Dirt, Dust, & Divine Chaos: Stagecoach 2026 Was Country’s Most Unhinged Weekend Yet

Photo by Jesse DeFlorio
Three days. One desert. Zero apologies. Stagecoach 2026 ran April 24 through 26 at the Empire Polo Club in Indio, California, and it did what it always does — arrived loud, stayed messy, and left a mark.
Noah Cyrus took the stage and delivered exactly what she always does — something rawer and more interior than the surrounding spectacle, a pocket of genuine feeling in the middle of a very loud weekend. Her father Billy Ray Cyrus joined her for a father-daughter performance that stood out as one of the weekend’s more genuinely heartfelt moments amid the high-energy chaos. Not everything at Stagecoach needs to be a freight train. Sometimes a song is just a song, and that’s enough.

From there, Friday shifted gears. Bailey Zimmerman took the Mane Stage and treated the grounds like his personal congregation. The breakout country star held down the slot before headliner Cody Johnson, and his set made a convincing case for why he’s become one of the genre’s most ubiquitous names — including a surprise collaboration with BigXthaPlug on “All the Way.” It was the kind of moment Stagecoach was built for: two worlds colliding at the exact right altitude.
Meanwhile, across the grounds, Ella Langley was busy making her Stagecoach debut look effortless. After delivering “Bottom of Your Boots” and “Broken” off her new album Dandelion, Langley called an audible — announcing it was “story time” — and brought out podcaster and stand-up Theo Von for a duet on “I Can’t Love You Anymore,” the two of them leading the crowd through the chorus like it was the most natural thing in the world. Langley isn’t just top-billed — she’s arguably the most popular recording artist in the country right now, with “Choosin’ Texas” still hovering in the cultural atmosphere — which made her Stagecoach debut feel less like an arrival and more like a coronation.
Saturday, though, was the day that Stagecoach 2026 will actually be remembered for — and not entirely for the music. The grounds were buzzing as Teddy Swims, Little Big Town, and others moved through their sets when extreme winds forced a full evacuation and brought everything to a sudden, jarring stop. Little Big Town were literally mid-song when organizers pulled the plug. Journey, who had been slated to perform in the Mustang tent, had their set canceled outright — leaving thousands of fans who came specifically for them holding nothing but a memory of a setlist that never was.
But here’s the thing about Stagecoach crowds: they waited. They held on. And when the gates reopened, they came back in harder.
Teddy Swims, thankfully, had already gotten his moment before the desert turned on everyone. Fresh off back-to-back Coachella performances, Swims brought David Lee Roth out again — the pair delivering a rousing, fist-pumping rendition of Van Halen’s “Jump” that hit the dusty polo grounds like a freight train. Roth, ever the poet, later reflected that “Classic Van Halen is probably 30 percent cowboy hat and boot,” which may be the most correct thing anyone said all weekend.
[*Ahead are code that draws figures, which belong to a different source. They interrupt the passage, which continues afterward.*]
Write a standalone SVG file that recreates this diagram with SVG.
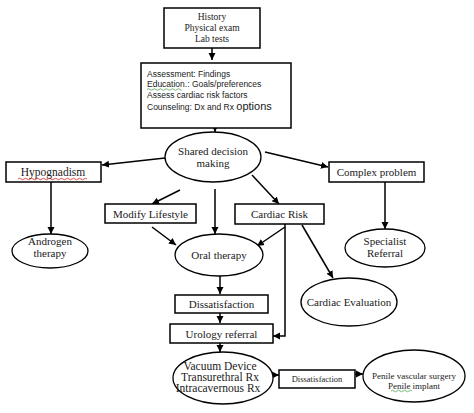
<svg xmlns="http://www.w3.org/2000/svg" width="474" height="413" viewBox="0 0 474 413">
<style>
.box{fill:#fff;stroke:#000;stroke-width:1.5}
.ell{fill:#fff;stroke:#000;stroke-width:1.3}
.t{font-family:"Liberation Serif","Times New Roman",serif;font-size:11px;fill:#1a1a1a;text-anchor:middle}
.s{font-family:"Liberation Sans",Arial,sans-serif;font-size:8.5px;fill:#1a1a1a}
.c{fill:none;stroke:#000;stroke-width:1.5}
</style>
<defs>
<marker id="ah" markerUnits="userSpaceOnUse" markerWidth="8" markerHeight="8" refX="7" refY="4" orient="auto">
<path d="M0,0.5 L7,4 L0,7.5 z" fill="#000"/>
</marker>
</defs>
<rect width="474" height="413" fill="#fff"/>
<g id="connectors">
<path class="c" d="M212,48 L212,60" marker-end="url(#ah)"/>
<path class="c" d="M215,126 L215,132" marker-end="url(#ah)"/>
<path class="c" d="M165,158 L102,165" marker-end="url(#ah)"/>
<path class="c" d="M265,152 L328,167" marker-end="url(#ah)"/>
<path class="c" d="M180,190 L152,204" marker-end="url(#ah)"/>
<path class="c" d="M215,189 L215,234" marker-end="url(#ah)"/>
<path class="c" d="M252,175 L279,204" marker-end="url(#ah)"/>
<path class="c" d="M51,182 L51,234" marker-end="url(#ah)"/>
<path class="c" d="M385,182 L385,229" marker-end="url(#ah)"/>
<path class="c" d="M152,227 L176,245" marker-end="url(#ah)"/>
<path class="c" d="M285,227 L257,246" marker-end="url(#ah)"/>
<path class="c" d="M302,225 L333,278" marker-end="url(#ah)"/>
<path class="c" d="M285,224 L285,336 L273,336" marker-end="url(#ah)"/>
<path class="c" d="M220,275 L220,294" marker-end="url(#ah)"/>
<path class="c" d="M220,313 L220,323" marker-end="url(#ah)"/>
<path class="c" d="M220,343 L220,352" marker-end="url(#ah)"/>
<path class="c" d="M272,375 L279,375" marker-end="url(#ah)"/>
<path class="c" d="M355,374 L363,374" marker-end="url(#ah)"/>
</g>
<g id="history">
<rect class="box" x="164" y="8" width="96" height="40"/>
<text class="t" style="font-size:9.5px" x="212" y="20">History</text>
<text class="t" style="font-size:9.5px" x="212" y="31">Physical exam</text>
<text class="t" style="font-size:9.5px" x="212" y="42">Lab tests</text>
</g>
<g id="assessment">
<rect class="box" x="141" y="63" width="150" height="65"/>
<text class="s" x="147" y="77">Assessment: Findings</text>
<text class="s" x="147" y="87">Education.: Goals/preferences</text>
<text class="s" x="147" y="98">Assess cardiac risk factors</text>
<text class="s" x="147" y="110">Counseling: Dx and Rx <tspan style="font-size:11px">options</tspan></text>
<path d="M147,89.5 q1.5,-1.5 3,0 t3,0 t3,0 t3,0 t3,0 t3,0 t3,0 t3,0 t3,0 t3,0 t3,0 t2,0" fill="none" stroke="#3c9a3c" stroke-width="0.7"/>
</g>
<g id="shared">
<ellipse class="ell" cx="213" cy="157" rx="48" ry="25"/>
<text class="t" x="213" y="155">Shared decision</text>
<text class="t" x="213" y="167">making</text>
</g>
<g id="hypogonadism">
<rect class="box" x="6" y="162" width="95" height="20"/>
<text class="t" x="53" y="176" style="font-size:11.5px">Hypognadism</text>
<path d="M18,179 q1.5,-1.5 3,0 t3,0 t3,0 t3,0 t3,0 t3,0 t3,0 t3,0 t3,0 t3,0 t3,0 t3,0 t3,0 t3,0 t3,0 t3,0 t3,0 t3,0 t3,0 t3,0 t3,0 t3,0 t3,0" fill="none" stroke="#d02020" stroke-width="0.8"/>
</g>
<g id="complex">
<rect class="box" x="329" y="162" width="95" height="20"/>
<text class="t" x="376.5" y="176">Complex problem</text>
</g>
<g id="modify">
<rect class="box" x="105" y="204" width="91" height="19"/>
<text class="t" x="150.5" y="217.5">Modify Lifestyle</text>
</g>
<g id="cardiacrisk">
<rect class="box" x="235" y="204" width="89" height="20"/>
<text class="t" x="279.5" y="218">Cardiac Risk</text>
</g>
<g id="androgen">
<ellipse class="ell" cx="50" cy="251" rx="38" ry="17"/>
<text class="t" x="50" y="245">Androgen</text>
<text class="t" x="50" y="257">therapy</text>
</g>
<g id="specialist">
<ellipse class="ell" cx="385" cy="248" rx="40" ry="19"/>
<text class="t" x="385" y="245">Specialist</text>
<text class="t" x="385" y="257">Referral</text>
</g>
<g id="oral">
<ellipse class="ell" cx="219" cy="255" rx="44" ry="21"/>
<text class="t" x="219" y="259">Oral therapy</text>
</g>
<g id="cardiaceval">
<ellipse class="ell" cx="349" cy="302" rx="48" ry="24"/>
<text class="t" x="349" y="306">Cardiac Evaluation</text>
</g>
<g id="dissatisfaction1">
<rect class="box" x="175" y="295" width="93" height="18"/>
<text class="t" x="221.5" y="308">Dissatisfaction</text>
</g>
<g id="urology">
<rect class="box" x="170" y="324" width="103" height="19"/>
<text class="t" x="221.5" y="337.5">Urology referral</text>
</g>
<g id="vacuum">
<ellipse class="ell" cx="223" cy="378" rx="50" ry="26"/>
<text class="t" x="220" y="370" style="font-size:11.5px">Vacuum Device</text>
<text class="t" x="220" y="381" style="font-size:11.5px">Transurethral Rx</text>
<text class="t" x="218" y="392" style="font-size:11.5px">Intracavernous Rx</text>
</g>
<g id="dissatisfaction2">
<rect class="box" x="279" y="370" width="76" height="18"/>
<text class="t" x="317" y="382" style="font-size:8.5px">Dissatisfaction</text>
</g>
<g id="penile">
<ellipse class="ell" cx="414" cy="376" rx="51" ry="26"/>
<text class="t" x="414" y="379" style="font-size:9px">Penile vascular surgery</text>
<text class="t" x="414" y="389" style="font-size:9px">Penile implant</text>
<path d="M391,391 q1.5,-1.5 3,0 t3,0 t3,0 t3,0 t3,0 t3,0 t3,0" fill="none" stroke="#3c9a3c" stroke-width="0.7"/>
</g>
</svg>
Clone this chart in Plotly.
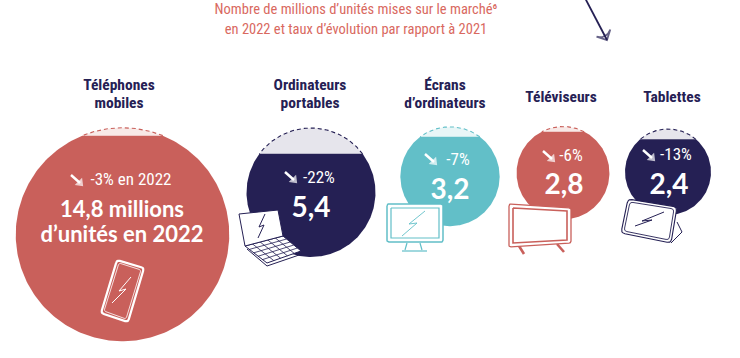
import numpy as np
import plotly.graph_objects as go

# ---- data ----
categories = [["Téléphones", "mobiles"], ["Ordinateurs", "portables"], ["Écrans", "d’ordinateurs"], ["Téléviseurs"], ["Tablettes"]]
units_2022 = [14.8, 5.4, 3.2, 2.8, 2.4]
evolution_pct = [-3, -22, -7, -6, -13]
cut_share = [0.037, 0.20, 0.10, 0.055, 0.12]   # share of the diameter left unfilled at the top

# ---- layout constants ----
RED, NAVY, TEAL = "#C9605B", "#252054", "#62BFC8"
TITLE_RED = "#D9695F"
colors = [RED, NAVY, TEAL, RED, NAVY]
tints = ["#F8E9E7", "#E6E5EC", "#E8F6F7", "#F8E9E7", "#E6E5EC"]
cx = [122.5, 311, 450, 563, 668]
cy = [234.5, 192.5, 176.5, 173, 172]
SCALE = 27.75
title_x = [119, 310, 445, 561, 672]
title_y = [[86, 104], [86, 104], [86, 104], [98], [98]]
evo_x = [131, 319, 458, 571, 676]
evo_y = [181, 179, 161, 157, 156]
val_x = [311, 450, 564, 669]
val_y = [210, 192, 187, 187]
arrow_tail = [(71, 175), (285, 172), (425, 154), (543, 151), (643, 150)]
COND = "Roboto Condensed, Liberation Sans Narrow, Roboto"
BIG = "Lato, DejaVu Sans"
W = "#FFFFFF"

fig = go.Figure()


def add(x, y, **kw):
    fig.add_trace(go.Scatter(x=x, y=y, hoverinfo="skip", showlegend=False, **kw))


for i, v in enumerate(units_2022):
    r = SCALE * np.sqrt(v)
    a = np.arcsin(np.clip(1 - 2 * cut_share[i], -1, 1))
    top = np.linspace(a, np.pi - a, 80)
    low = np.linspace(np.pi - a, 2 * np.pi + a, 240)
    xt, yt = cx[i] + r * np.cos(top), cy[i] - r * np.sin(top)
    xl, yl = cx[i] + r * np.cos(low), cy[i] - r * np.sin(low)
    add(xt, yt, mode="lines", fill="toself", fillcolor=tints[i], line=dict(width=0, color=tints[i]))
    add(xt, yt, mode="lines", line=dict(color=colors[i], width=1.1, dash="4px,3px"))
    add(xl, yl, mode="lines", fill="toself", fillcolor=colors[i], line=dict(width=0, color=colors[i]))


def rounded(pts, rad):
    """Round the corners of a closed polygon."""
    out = []
    n = len(pts)
    for k in range(n):
        p = np.array(pts[k], float)
        a = np.array(pts[k - 1], float)
        b = np.array(pts[(k + 1) % n], float)
        pa = p + (a - p) / np.linalg.norm(a - p) * rad
        pb = p + (b - p) / np.linalg.norm(b - p) * rad
        for t in np.linspace(0, 1, 6):
            out.append(tuple((1 - t) ** 2 * pa + 2 * t * (1 - t) * p + t ** 2 * pb))
    return out


def poly(pts, line, width=1.2, fill=None, close=True):
    xs = [p[0] for p in pts]
    ys = [p[1] for p in pts]
    if close:
        xs.append(xs[0])
        ys.append(ys[0])
    kw = dict(mode="lines", line=dict(color=line, width=width))
    if fill:
        kw.update(fill="toself", fillcolor=fill)
    add(xs, ys, **kw)


def lerp(a, b, t):
    return (a[0] + (b[0] - a[0]) * t, a[1] + (b[1] - a[1]) * t)


# phone icon
poly(rounded([(117, 260), (144, 268), (128, 322), (101, 313)], 3), W, 2.2)
poly(rounded([(119, 263), (141, 270), (126, 319), (104, 311)], 2), W, 0.8)
poly([(131, 277), (119, 291), (126, 289), (112, 303)], W, 1, close=False)

# laptop icon
poly([(245, 246), (283, 236), (301, 251), (267, 263)], NAVY, 1, W)
poly([(247, 249), (267, 266), (302, 254)], NAVY, 1, close=False)
for t in (0.2, 0.4, 0.6, 0.8):
    poly([lerp((245, 246), (283, 236), t), lerp((267, 263), (301, 251), t)], NAVY, 0.8, close=False)
    poly([lerp((245, 246), (267, 263), t), lerp((283, 236), (301, 251), t)], NAVY, 0.8, close=False)
poly([(239, 214), (278, 210), (283, 236), (245, 246)], NAVY, 1, W)
poly([(265, 214), (259, 227), (264, 225), (258, 238)], NAVY, 1, close=False)

# monitor icon
poly([(402, 251), (427, 251)], TEAL, 1.2, close=False)
poly([(407, 243), (405, 250)], TEAL, 1.2, close=False)
poly([(420, 243), (422, 250)], TEAL, 1.2, close=False)
poly(rounded([(387, 204), (443, 204), (443, 242), (387, 242)], 2), TEAL, 1.5, W)
poly([(391, 208), (439, 208), (439, 238), (391, 238)], TEAL, 1.2)
poly([(425, 211), (409, 224), (417, 223), (402, 236)], TEAL, 0.9, close=False)

# TV icon
poly([(519, 246), (524, 254)], RED, 2.6, close=False)
poly([(557, 244), (564, 252)], RED, 2.6, close=False)
poly(rounded([(509, 204), (571, 208), (571, 243), (509, 247)], 2), RED, 1.3, W)
poly([(513, 208), (567, 211), (567, 240), (513, 243)], RED, 1.6)

# tablet icon
poly([(677, 222), (682, 232), (671, 243)], NAVY, 1, close=False)
poly(rounded([(628, 199), (677, 207), (671, 243), (621, 233)], 4), NAVY, 1.1, W)
poly(rounded([(630, 202), (674, 209), (669, 240), (624, 231)], 3), NAVY, 0.9)
poly([(664, 212), (642, 221), (652, 220), (635, 226)], NAVY, 1, close=False)

# text
for tx, ty, lines in zip(title_x, title_y, categories):
    add([tx] * len(lines), ty, mode="text", text=[f"<b>{c}</b>" for c in lines],
        textposition="middle center", textfont=dict(family=COND, size=15.5, color=NAVY))
evo_text = [f"{e}%" for e in evolution_pct]
evo_text[0] += " en 2022"
add(evo_x, evo_y, mode="text", text=evo_text, textposition="middle center",
    textfont=dict(family=COND, size=17, color=W))
add(val_x, val_y, mode="text",
    text=[f"<b>{str(v).replace('.', ',')}</b>" for v in units_2022[1:]],
    textposition="middle center", textfont=dict(family=BIG, size=28, color=W))
add([122, 122], [211, 236], mode="text",
    text=[f"<b>{str(units_2022[0]).replace('.', ',')} millions</b>", "<b>d’unités en 2022</b>"],
    textposition="middle center", textfont=dict(family=BIG, size=22, color=W))
add([356, 356], [10, 30], mode="text",
    text=["Nombre de millions d’unités mises sur le marché⁶",
          "en 2022 et taux d’évolution par rapport à 2021"],
    textposition="middle center", textfont=dict(family=COND, size=14.5, color=TITLE_RED))

# arrows
for (x0, y0) in arrow_tail:
    add([x0, x0 + 9], [y0, y0 + 8], mode="lines", line=dict(color=W, width=2.4))
    add([x0 + 8, x0 + 9], [y0 + 7, y0 + 8], mode="markers",
        marker=dict(symbol="triangle-up", size=[0, 9], angleref="previous", color=W, line=dict(width=0)))
add([585, 607], [-2, 40], mode="lines+markers", line=dict(color=NAVY, width=1.8),
    marker=dict(symbol="arrow-wide-open", size=[0, 11], angleref="previous", color=NAVY, line=dict(width=1.8, color=NAVY)),
    cliponaxis=False)

fig.update_layout(
    width=740, height=358, margin=dict(l=0, r=0, t=0, b=0),
    paper_bgcolor="white", plot_bgcolor="white",
    xaxis=dict(range=[0, 740], visible=False, fixedrange=True),
    yaxis=dict(range=[358, 0], visible=False, fixedrange=True),
)
fig.write_html("out.html", config=dict(displayModeBar=False),
               post_script="document.body.style.margin='0';document.body.style.overflow='hidden';")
Lainey Wilson, for her part, refused to let a windstorm write the narrative of her headline set. Wilson opened with “Can’t Sit Still” — a defiant statement after the chaos, and exactly the right song for the moment. In one of the most genuinely moving stretches of the entire festival, Wilson invited Riley Green — whose set had been canceled by the evacuation — to join her onstage alongside Little Big Town, before giving Green the floor entirely to sing “I Wish Grandpas Never Died,” a song he wrote as a tribute to his grandfather. A windstorm canceled his set. A headliner gave him his moment back. That’s the kind of thing that makes a festival worth caring about.
Sunday handed the closing shift to Post Malone, and Post Malone did what Post Malone does: made it enormous. His set was regularly punctuated with pyro and fireworks as he blended his own hits with country covers and surprise guest appearances — a set that felt less like a concert and more like the logical conclusion of the entire weekend’s argument: that country music in 2026 is bigger, weirder, and more inclusive than anyone’s working definition of it.

Photo by Adam DeGross
Stagecoach 2026 wasn’t perfect. The wind evacuation was real, the logistical chaos was real, and Journey never got to play a single note. But between headline moments, surprise collaborations, and a dramatic weather interruption that reshaped an entire evening, the festival proved that its magic lives in the unexpected. The dirt settles, the dust clears, and what’s left is something you’ll spend the next year trying to explain to someone who wasn’t there.